Leading the charge has been the Leasehold Knowledge Partnership representing leaseholders. Within Parliament, the All-Party Parliamentary Group for Leasehold and Commonhold Reform has been promoting reform. Their combined efforts culminated in the 2017 government consultation paper entitled Tackling Unfair Practices in the Leasehold Market, which has resulted in an announcement that the government intends to ban leaseholds for the sale of houses and limit all future ground rents to a nominal sum. None of this has yet been enacted.

Valuation tilted towards the leaseholder
More recently, the Housing Communities and Local Government Select Committee and the government have recommended that commonhold should become the preferred method of owning flats and the leasehold system phased out. In addition, the Law Commission has come up with proposals and options to make the process of enfranchisement quicker, easier and cheaper. It is this that is of most concern to landlords.
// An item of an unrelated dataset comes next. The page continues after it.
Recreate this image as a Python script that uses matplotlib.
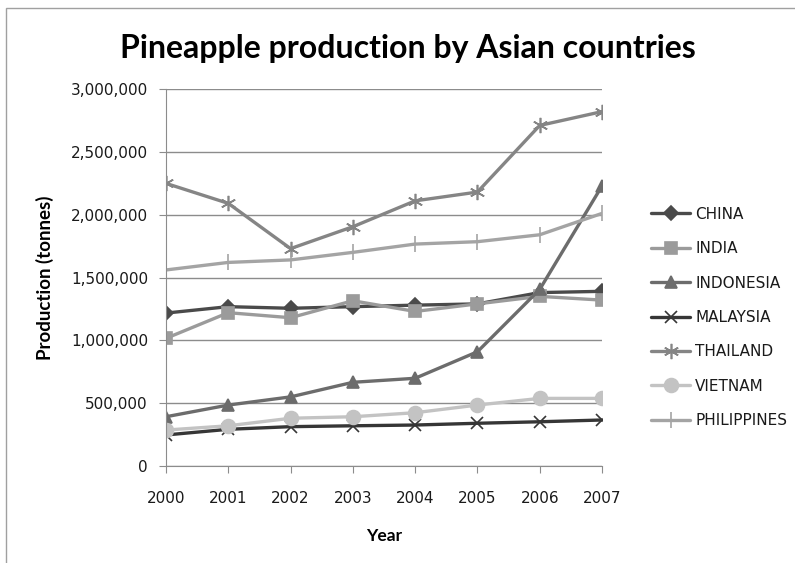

At the moment, enfranchisement valuations are based on market evidence and include marriage value — the increase in value of the property that occurs when the lease is extended or enfranchised by the leaseholder. The landlord currently takes half of this. There are two options being mooted by the Law Commission for the valuation of leaseholds. One is a “simple formula” that would either be a multiplier of ground rents or a fixed percentage of the freehold value. Either would be massively in the leaseholder’s favour. The alternative is a “market-based” valuation formula — but tilted heavily away from the landlord. Given the confiscatory nature of the “simple formula”, the likelihood is that a “market-based” valuation will be the final outcome — with marriage value potentially consigned to the history books.

Commonhold is very similar to methods of communal ownership used across the world, where it is known as “strata” or “condominium” title. Under it, owners of flats own the freehold and a share in a company that runs the building. Not much not to like here from a leaseholder’s point of view — but it didn’t take off after it was introduced back in 2002 as, surprise, surprise, developers preferred to sell a wasting asset and collect ground rents. It looks, though, as if its moment has come.

And the timing of all this? The consultation period is likely to last at least a year, with any bill likely to come before Parliament in 2021.

Shorthold tenancies under review
It is not only long leaseholds that are in the cross-hairs. With many more people renting for longer, the rental market is coming under government scrutiny. Since 1988, the private rented sector has effectively been de-regulated as both security of tenure and rent controls were removed. The government is proposing to take away the right of landlords to gain possession at the end of the contractual term of an Assured Shorthold Tenancy, unless there is a breach of terms or arrears of rent. There is no talk of rent controls — yet. Under a Corbyn government it would be a near certainty.

All this is part of a wider long-term trend. Over the past 30 years, “capital” has had a good run both in terms of accumulation and taxation. It’s now going the other way — and “capital” is likely to see its advantages trimmed back. In practical property terms, this is yet another blow to the buy-to-let market and we are seeing fewer and fewer clients buying residential for investment when the commercial alternative is so much more attractive. For residential landlords of both long and short leases this is a changed world — and it’s not going back any time soon.